The problem for Hamas and armed resistance groups, however, is that their policy has not improved the lives of Palestinians, but only made them more difficult. The same goes for Fatah’s two-decades of uninterrupted negotiations with Israel, which similarly have not achieved Palestinian national rights or improved living conditions. Translating popular anger into a new intifada on the streets in the context of these same Palestinian leaderships that dominate today would be a futile effort of mass emotional and political self-expression, with no consequence other than more violent and increasingly racist Israeli reprisals.

As long as Palestinians are hobbled by their Israeli-induced fragmentation, occupation, isolation, siege and economic strangulation, and their own current incompetent leaderships, they will find it very difficult to generate a more effective response to their sustained pain and vulnerabilities.
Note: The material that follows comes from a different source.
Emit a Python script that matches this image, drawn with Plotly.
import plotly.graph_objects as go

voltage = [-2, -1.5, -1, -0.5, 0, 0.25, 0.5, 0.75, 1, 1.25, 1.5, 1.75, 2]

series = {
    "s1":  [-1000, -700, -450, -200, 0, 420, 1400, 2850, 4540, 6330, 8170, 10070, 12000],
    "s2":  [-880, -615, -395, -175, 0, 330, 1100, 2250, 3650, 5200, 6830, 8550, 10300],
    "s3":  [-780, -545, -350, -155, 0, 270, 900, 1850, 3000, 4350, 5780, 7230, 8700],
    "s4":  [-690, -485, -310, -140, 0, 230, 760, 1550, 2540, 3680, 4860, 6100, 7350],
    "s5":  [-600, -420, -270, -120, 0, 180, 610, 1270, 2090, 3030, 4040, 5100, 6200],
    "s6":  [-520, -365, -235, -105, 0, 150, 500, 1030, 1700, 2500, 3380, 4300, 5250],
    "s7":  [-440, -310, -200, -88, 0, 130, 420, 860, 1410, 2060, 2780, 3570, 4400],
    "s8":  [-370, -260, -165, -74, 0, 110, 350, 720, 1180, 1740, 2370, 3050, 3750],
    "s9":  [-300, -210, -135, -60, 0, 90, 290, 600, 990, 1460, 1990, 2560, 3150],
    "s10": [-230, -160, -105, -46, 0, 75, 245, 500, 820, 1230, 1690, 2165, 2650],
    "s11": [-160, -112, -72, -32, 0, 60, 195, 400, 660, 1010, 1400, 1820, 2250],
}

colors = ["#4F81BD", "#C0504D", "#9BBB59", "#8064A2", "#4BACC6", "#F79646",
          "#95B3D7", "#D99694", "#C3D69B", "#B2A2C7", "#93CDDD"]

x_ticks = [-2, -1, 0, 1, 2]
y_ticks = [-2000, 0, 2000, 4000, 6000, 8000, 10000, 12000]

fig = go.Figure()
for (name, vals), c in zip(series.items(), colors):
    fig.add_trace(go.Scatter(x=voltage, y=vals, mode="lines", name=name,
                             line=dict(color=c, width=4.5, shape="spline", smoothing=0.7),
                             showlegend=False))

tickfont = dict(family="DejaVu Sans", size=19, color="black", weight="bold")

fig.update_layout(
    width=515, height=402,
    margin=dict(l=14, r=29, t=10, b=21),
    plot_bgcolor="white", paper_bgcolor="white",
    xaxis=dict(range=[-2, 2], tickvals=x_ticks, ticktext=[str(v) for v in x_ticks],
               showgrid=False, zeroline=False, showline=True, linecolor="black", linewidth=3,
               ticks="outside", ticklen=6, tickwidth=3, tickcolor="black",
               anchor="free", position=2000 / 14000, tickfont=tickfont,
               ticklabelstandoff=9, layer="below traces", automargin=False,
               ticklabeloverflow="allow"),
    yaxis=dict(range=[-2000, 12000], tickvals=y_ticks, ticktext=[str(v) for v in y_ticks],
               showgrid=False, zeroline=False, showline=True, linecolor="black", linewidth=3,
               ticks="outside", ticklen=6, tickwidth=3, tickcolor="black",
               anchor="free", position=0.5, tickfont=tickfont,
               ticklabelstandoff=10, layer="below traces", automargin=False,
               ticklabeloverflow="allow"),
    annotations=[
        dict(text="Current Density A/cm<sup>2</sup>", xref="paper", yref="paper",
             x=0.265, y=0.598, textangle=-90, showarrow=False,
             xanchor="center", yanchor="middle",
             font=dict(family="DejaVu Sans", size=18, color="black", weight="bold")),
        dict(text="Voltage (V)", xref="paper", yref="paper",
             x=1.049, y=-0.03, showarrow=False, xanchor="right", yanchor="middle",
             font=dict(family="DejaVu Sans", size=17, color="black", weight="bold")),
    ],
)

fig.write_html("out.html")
Yet alternatives to this condition have already appeared here and there in contemporary Palestinian political action.

The three most significant options are mass nonviolent civil disobedience (which has only been tried sporadically, as in tax revolts); a global boycott and sanctions movement akin to the anti-Apartheid strategy against racist South Africa (which is expanding, albeit very slowly); and diplomatic-legal action through the United Nations and other international institutions that promote the rule of law and self-determination (which is now possible for Palestine as a nonstate member of the U.N., but, inexplicably, has not been tried seriously).

Progress in these three arenas ideally should happen simultaneously, and would certainly elicit powerful international support. It could also generate serious soul-searching among Israelis who would have to finally accept the limits of their military power and colonial control mechanisms.

One day, somehow, an effective Palestinian national leadership will emerge that could mobilize all Palestinians and their many supporters around the world and channel their energy into political actions that could achieve meaningful results. Fatah and Hamas have failed to do so, failing to build on the amazing foundation of mass popular resistance and mobilization that was handed to them twice during the last two intifadas.

Palestinians know this, and are too smart to repeat a valiant feat in which mass popular resistance was matched only by ineffective leadership, sharper Israeli colonial assertion, and a mostly indifferent or distracted world.